***** SOURCE MATERIAL *****

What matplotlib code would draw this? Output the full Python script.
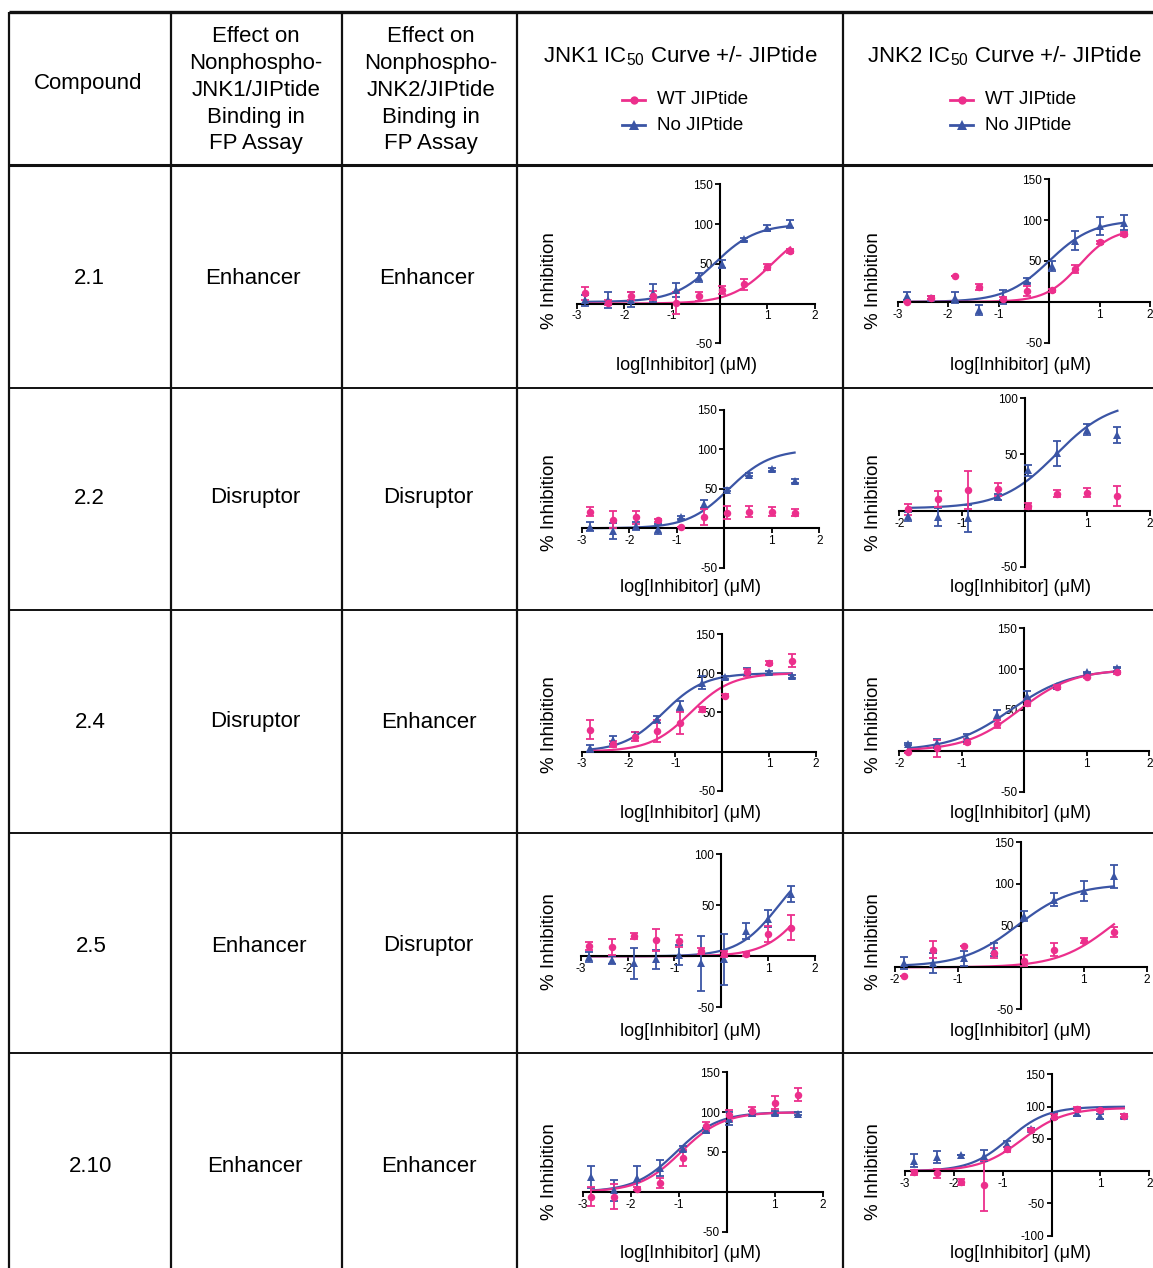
import numpy as np
import matplotlib
matplotlib.use('Agg')
import matplotlib.pyplot as plt
from matplotlib.lines import Line2D

plt.rcParams['font.family'] = ['Liberation Sans', 'DejaVu Sans']
plt.rcParams['mathtext.fontset'] = 'custom'
plt.rcParams['mathtext.rm'] = 'Liberation Sans'
plt.rcParams['mathtext.it'] = 'Liberation Sans:italic'
plt.rcParams['axes.unicode_minus'] = False

W, H = 1153, 1268
PINK = '#EC2F8C'
BLUE = '#3B55A5'

# ---------------- data ----------------
compounds = ['2.1', '2.2', '2.4', '2.5', '2.10']
effect_jnk1 = ['Enhancer', 'Disruptor', 'Disruptor', 'Enhancer', 'Enhancer']
effect_jnk2 = ['Enhancer', 'Disruptor', 'Enhancer', 'Disruptor', 'Enhancer']

log_conc = [-2.82, -2.34, -1.86, -1.39, -0.91, -0.43, 0.05, 0.52, 1.00, 1.48]
log_conc_short = [-1.86, -1.39, -0.91, -0.43, 0.05, 0.52, 1.00, 1.48]

# 2.1 JNK1
c21_j1_wt = [13, 1, 9, 10, 1, 9, 17, 24, 46, 66]
c21_j1_wt_err = [8, 3, 5, 6, 14, 6, 5, 7, 4, 2]
c21_j1_no = [4, 5, 5, 13, 17, 33, 50, 81, 95, 100]
c21_j1_no_err = [7, 10, 9, 11, 9, 6, 5, 2, 4, 5]
c21_j1_wt_fit = [0, 100, 1.1, 1.0]
c21_j1_no_fit = [2, 100, -0.1, 1.0]
# 2.1 JNK2
c21_j2_wt = [0, 5, 32, 18, 4, 13, 14, 40, 73, 83]
c21_j2_wt_err = [0, 2, 0, 4, 2, 6, 2, 5, 2, 2]
c21_j2_no = [7, 5, 5, -10, 6, 26, 44, 75, 93, 97]
c21_j2_no_err = [5, 2, 7, 6, 9, 3, 6, 12, 11, 9]
c21_j2_wt_fit = [0, 90, 0.6, 1.3]
c21_j2_no_fit = [0, 100, 0.0, 1.0]
# 2.2 JNK1
c22_j1_wt = [21, 11, 14, 10, 1, 14, 20, 21, 21, 20]
c22_j1_wt_err = [6, 11, 8, 2, 0, 10, 8, 7, 6, 5]
c22_j1_no = [2, -3, 3, -1, 14, 31, 49, 68, 75, 60]
c22_j1_no_err = [6, 10, 5, 6, 2, 5, 2, 2, 2, 2]
c22_j1_no_fit = [0, 100, 0.1, 1.0]
# 2.2 JNK2
c22_j2_wt = [1, 10, 18, 19, 4, 15, 16, 13]
c22_j2_wt_err = [5, 7, 17, 6, 3, 3, 4, 9]
c22_j2_no = [-5, -6, -7, 12, 36, 51, 72, 67]
c22_j2_no_err = [4, 8, 12, 3, 5, 11, 5, 7]
c22_j2_no_fit = [2, 98, 0.5, 1.0]
# 2.4 JNK1
c24_j1_wt = [28, 10, 19, 26, 37, 54, 71, 101, 113, 116]
c24_j1_wt_err = [12, 4, 6, 14, 14, 3, 2, 4, 2, 8]
c24_j1_no = [4, 15, 21, 41, 58, 88, 95, 102, 101, 96]
c24_j1_no_err = [4, 5, 4, 4, 6, 8, 2, 4, 2, 2]
c24_j1_wt_fit = [0, 100, -0.67, 1.0]
c24_j1_no_fit = [0, 100, -1.25, 1.0]
# 2.4 JNK2
c24_j2_wt = [-2, 3, 11, 33, 59, 78, 91, 96]
c24_j2_wt_err = [1, 10, 3, 5, 4, 2, 2, 2]
c24_j2_no = [8, 9, 16, 44, 67, 79, 96, 102]
c24_j2_no_err = [1, 6, 5, 6, 6, 2, 1, 1]
c24_j2_wt_fit = [0, 100, -0.08, 1.0]
c24_j2_no_fit = [0, 100, -0.22, 0.9]
# 2.5 JNK1
c25_j1_wt = [10, 9, 20, 16, 15, 5, 2, 2, 22, 28]
c25_j1_wt_err = [4, 8, 3, 11, 6, 3, 3, 2, 8, 12]
c25_j1_no = [-1, -4, -7, -3, 1, -7, -3, 25, 37, 61]
c25_j1_no_err = [5, 4, 15, 9, 10, 27, 25, 8, 8, 8]
c25_j1_wt_fit = [0, 100, 1.85, 1.0]
c25_j1_no_fit = [0, 100, 1.23, 1.0]
# 2.5 JNK2
c25_j2_wt = [-11, 21, 25, 17, 8, 21, 32, 42]
c25_j2_wt_err = [0, 10, 0, 6, 7, 8, 3, 6]
c25_j2_no = [5, 5, 11, 21, 62, 81, 92, 109]
c25_j2_no_err = [7, 12, 9, 8, 6, 8, 12, 14]
c25_j2_wt_fit = [0, 100, 1.45, 1.0]
c25_j2_no_fit = [1, 100, -0.05, 1.0]
# 2.10 JNK1
c210_j1_wt = [-6, -6, 4, 11, 42, 82, 96, 101, 112, 122]
c210_j1_wt_err = [12, 16, 2, 6, 10, 6, 7, 6, 8, 8]
c210_j1_no = [19, 2, 17, 30, 54, 77, 92, 99, 99, 98]
c210_j1_no_err = [14, 13, 15, 10, 3, 3, 8, 2, 2, 2]
c210_j1_wt_fit = [0, 100, -0.95, 1.0]
c210_j1_no_fit = [0, 100, -1.05, 1.0]
# 2.10 JNK2
c210_j2_wt = [-2, -3, -17, -22, 34, 64, 84, 97, 95, 86]
c210_j2_wt_err = [4, 7, 5, 40, 4, 2, 4, 2, 2, 2]
c210_j2_no = [16, 22, 25, 24, 42, 65, 85, 90, 85, 85]
c210_j2_no_err = [10, 9, 0, 8, 5, 2, 5, 5, 4, 3]
c210_j2_wt_fit = [0, 98, -0.6, 1.0]
c210_j2_no_fit = [0, 100, -0.88, 1.1]

panels = [
    # px: (x_left, x_right, y_top, y_bottom) in image pixels ; lim: (xmin, xmax, ymin, ymax)
    dict(px=(576.7, 815, 184.3, 343.3), lim=(-3, 2, -50, 150), x=log_conc,
         wt=c21_j1_wt, wte=c21_j1_wt_err, no=c21_j1_no, noe=c21_j1_no_err,
         wtf=c21_j1_wt_fit, nof=c21_j1_no_fit, yt=[-50, 50, 100, 150]),
    dict(px=(897.7, 1150, 179.3, 342.7), lim=(-3, 2, -50, 150), x=log_conc,
         wt=c21_j2_wt, wte=c21_j2_wt_err, no=c21_j2_no, noe=c21_j2_no_err,
         wtf=c21_j2_wt_fit, nof=c21_j2_no_fit, yt=[-50, 50, 100, 150]),
    dict(px=(581.7, 819.3, 410, 567.7), lim=(-3, 2, -50, 150), x=log_conc,
         wt=c22_j1_wt, wte=c22_j1_wt_err, no=c22_j1_no, noe=c22_j1_no_err,
         wtf=None, nof=c22_j1_no_fit, yt=[-50, 50, 100, 150]),
    dict(px=(899.3, 1150, 398.3, 566.7), lim=(-2, 2, -50, 100), x=log_conc_short,
         wt=c22_j2_wt, wte=c22_j2_wt_err, no=c22_j2_no, noe=c22_j2_no_err,
         wtf=None, nof=c22_j2_no_fit, yt=[-50, 50, 100]),
    dict(px=(581.7, 816, 634, 790.7), lim=(-3, 2, -50, 150), x=log_conc,
         wt=c24_j1_wt, wte=c24_j1_wt_err, no=c24_j1_no, noe=c24_j1_no_err,
         wtf=c24_j1_wt_fit, nof=c24_j1_no_fit, yt=[-50, 50, 100, 150]),
    dict(px=(899.3, 1149.3, 628.3, 791.7), lim=(-2, 2, -50, 150), x=log_conc_short,
         wt=c24_j2_wt, wte=c24_j2_wt_err, no=c24_j2_no, noe=c24_j2_no_err,
         wtf=c24_j2_wt_fit, nof=c24_j2_no_fit, yt=[-50, 50, 100, 150]),
    dict(px=(580.7, 815, 854.3, 1007.3), lim=(-3, 2, -50, 100), x=log_conc,
         wt=c25_j1_wt, wte=c25_j1_wt_err, no=c25_j1_no, noe=c25_j1_no_err,
         wtf=c25_j1_wt_fit, nof=c25_j1_no_fit, yt=[-50, 50, 100]),
    dict(px=(895, 1146.7, 842.3, 1009), lim=(-2, 2, -50, 150), x=log_conc_short,
         wt=c25_j2_wt, wte=c25_j2_wt_err, no=c25_j2_no, noe=c25_j2_no_err,
         wtf=c25_j2_wt_fit, nof=c25_j2_no_fit, yt=[-50, 50, 100, 150]),
    dict(px=(582.7, 822.7, 1072.3, 1231.7), lim=(-3, 2, -50, 150), x=log_conc,
         wt=c210_j1_wt, wte=c210_j1_wt_err, no=c210_j1_no, noe=c210_j1_no_err,
         wtf=c210_j1_wt_fit, nof=c210_j1_no_fit, yt=[-50, 50, 100, 150]),
    dict(px=(905, 1149.3, 1074.3, 1235.7), lim=(-3, 2, -100, 150), x=log_conc,
         wt=c210_j2_wt, wte=c210_j2_wt_err, no=c210_j2_no, noe=c210_j2_no_err,
         wtf=c210_j2_wt_fit, nof=c210_j2_no_fit, yt=[-100, -50, 50, 100, 150]),
]


def four_pl(x, p):
    bottom, top, logic50, hill = p
    return bottom + (top - bottom) / (1 + 10 ** ((logic50 - x) * hill))


fig = plt.figure(figsize=(W / 100, H / 100), dpi=100)
fig.patch.set_facecolor('white')
bg = fig.add_axes([0, 0, 1, 1])
bg.set_xlim(0, W)
bg.set_ylim(H, 0)
bg.axis('off')

# ---------------- table grid ----------------
LC = '#111111'
bg.plot([9, W], [12, 12], color=LC, lw=2.4, solid_capstyle='butt')
bg.plot([9, W], [165, 165], color=LC, lw=2.2, solid_capstyle='butt')
for yy in [388, 610, 833, 1053]:
    bg.plot([9, W], [yy, yy], color=LC, lw=1.4, solid_capstyle='butt')
for xx in [9, 171, 342, 517, 843]:
    bg.plot([xx, xx], [12, H], color=LC, lw=1.6, solid_capstyle='butt')

# ---------------- header ----------------
HFS = 16
bg.text(88, 84, 'Compound', fontsize=HFS, ha='center', va='center')
hdr_lines = ['Effect on', 'Nonphospho-', None, 'Binding in', 'FP Assay']
for cx, jn in [(256, 'JNK1/JIPtide'), (431, 'JNK2/JIPtide')]:
    for i, ys in enumerate([37, 64, 90, 117, 144]):
        t = hdr_lines[i] if hdr_lines[i] is not None else jn
        bg.text(cx, ys, t, fontsize=HFS, ha='center', va='center')

for cx, name, lx in [(680, 'JNK1', 622), (1004, 'JNK2', 950)]:
    bg.text(cx, 56, name + r' IC$_{50}$ Curve +/- JIPtide', fontsize=HFS,
            ha='center', va='center')
    bg.add_line(Line2D([lx, lx + 23], [100, 100], color=PINK, lw=2.0))
    bg.plot([lx + 11.5], [100], 'o', color=PINK, ms=6, mew=0)
    bg.add_line(Line2D([lx, lx + 23], [125, 125], color=BLUE, lw=2.0))
    bg.plot([lx + 11.5], [125], '^', color=BLUE, ms=6.5, mew=0)
    bg.text(lx + 35, 99, 'WT JIPtide', fontsize=13.5, ha='left', va='center')
    bg.text(lx + 35, 125, 'No JIPtide', fontsize=13.5, ha='left', va='center')

# ---------------- row labels ----------------
row_y = [278, 498, 722, 946, 1166]
col1_x = [89, 89, 90, 91, 91]
col2_x = [253, 255, 255, 259, 255]
col3_x = [427, 428, 429, 428, 429]
for i in range(5):
    bg.text(col1_x[i], row_y[i], compounds[i], fontsize=HFS, ha='center', va='center')
    bg.text(col2_x[i], row_y[i], effect_jnk1[i], fontsize=HFS, ha='center', va='center')
    bg.text(col3_x[i], row_y[i], effect_jnk2[i], fontsize=HFS, ha='center', va='center')

# axis labels
ylab_y = [281, 503, 725, 942, 1172]
xlab_y = [365, 588, 814, 1032, 1254]
xlab_x1 = [686, 690, 690, 690, 690]
for i in range(5):
    for xx in [549, 873]:
        bg.text(xx, ylab_y[i], '% Inhibition', fontsize=13.5, rotation=90,
                ha='center', va='center')
    bg.text(xlab_x1[i], xlab_y[i], 'log[Inhibitor] (\u03bcM)', fontsize=13,
            ha='center', va='center')
    bg.text(1020, xlab_y[i], 'log[Inhibitor] (\u03bcM)', fontsize=13,
            ha='center', va='center')


# ---------------- panels ----------------
def draw_panel(p):
    xl, xr, yt, yb = p['px']
    x0, x1, y0, y1 = p['lim']
    ax = fig.add_axes([xl / W, 1 - yb / H, (xr - xl) / W, (yb - yt) / H])
    ax.set_xlim(x0, x1)
    ax.set_ylim(y0, y1)
    ax.patch.set_visible(False)
    for s in ['top', 'right']:
        ax.spines[s].set_visible(False)
    ax.spines['left'].set_position(('data', 0))
    ax.spines['bottom'].set_position(('data', 0))
    for s in ['left', 'bottom']:
        ax.spines[s].set_linewidth(1.5)
        ax.spines[s].set_color('black')
    xt = [v for v in range(int(x0), int(x1) + 1) if v != 0]
    ax.set_xticks(xt)
    ax.set_xticklabels([str(v) for v in xt])
    ax.set_yticks(p['yt'])
    ax.set_yticklabels([str(v) for v in p['yt']])
    ax.tick_params(axis='both', length=3.5, width=1.3, labelsize=8.5, pad=1.5,
                   color='black')
    x = np.array(p['x'])
    xs = np.linspace(x.min(), x.max(), 200)
    if p['nof'] is not None:
        ax.plot(xs, four_pl(xs, p['nof']), color=BLUE, lw=1.6, clip_on=False, zorder=2)
    if p['wtf'] is not None:
        ax.plot(xs, four_pl(xs, p['wtf']), color=PINK, lw=1.6, clip_on=False, zorder=2)
    for ys, es, col, mk, ms in [(p['no'], p['noe'], BLUE, '^', 6.0),
                                (p['wt'], p['wte'], PINK, 'o', 5.4)]:
        ys = np.array(ys, float)
        es = np.array(es, float)
        eb = ax.errorbar(x, ys, yerr=es, fmt='none', ecolor=col, elinewidth=1.3,
                         capsize=3.2, capthick=1.3, zorder=3)
        for art in eb.lines[1] + eb.lines[2]:
            art.set_clip_on(False)
        ax.plot(x, ys, mk, color=col, ms=ms, clip_on=False, zorder=4, mew=0)


for p in panels:
    draw_panel(p)

fig.savefig('out.png', dpi=100, facecolor='white')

*****

Only lines belong in the copy: transcribe those from the start of the data through the line that contains "[-1.86, -1.39, -0.91, -0.43, 0.05, 0.52, 1.00, 1.48]", and skip the pictures.

What matplotlib code would draw this? Output the full Python script.
import numpy as np
import matplotlib
matplotlib.use('Agg')
import matplotlib.pyplot as plt
from matplotlib.lines import Line2D

plt.rcParams['font.family'] = ['Liberation Sans', 'DejaVu Sans']
plt.rcParams['mathtext.fontset'] = 'custom'
plt.rcParams['mathtext.rm'] = 'Liberation Sans'
plt.rcParams['mathtext.it'] = 'Liberation Sans:italic'
plt.rcParams['axes.unicode_minus'] = False

W, H = 1153, 1268
PINK = '#EC2F8C'
BLUE = '#3B55A5'

# ---------------- data ----------------
compounds = ['2.1', '2.2', '2.4', '2.5', '2.10']
effect_jnk1 = ['Enhancer', 'Disruptor', 'Disruptor', 'Enhancer', 'Enhancer']
effect_jnk2 = ['Enhancer', 'Disruptor', 'Enhancer', 'Disruptor', 'Enhancer']

log_conc = [-2.82, -2.34, -1.86, -1.39, -0.91, -0.43, 0.05, 0.52, 1.00, 1.48]
log_conc_short = [-1.86, -1.39, -0.91, -0.43, 0.05, 0.52, 1.00, 1.48]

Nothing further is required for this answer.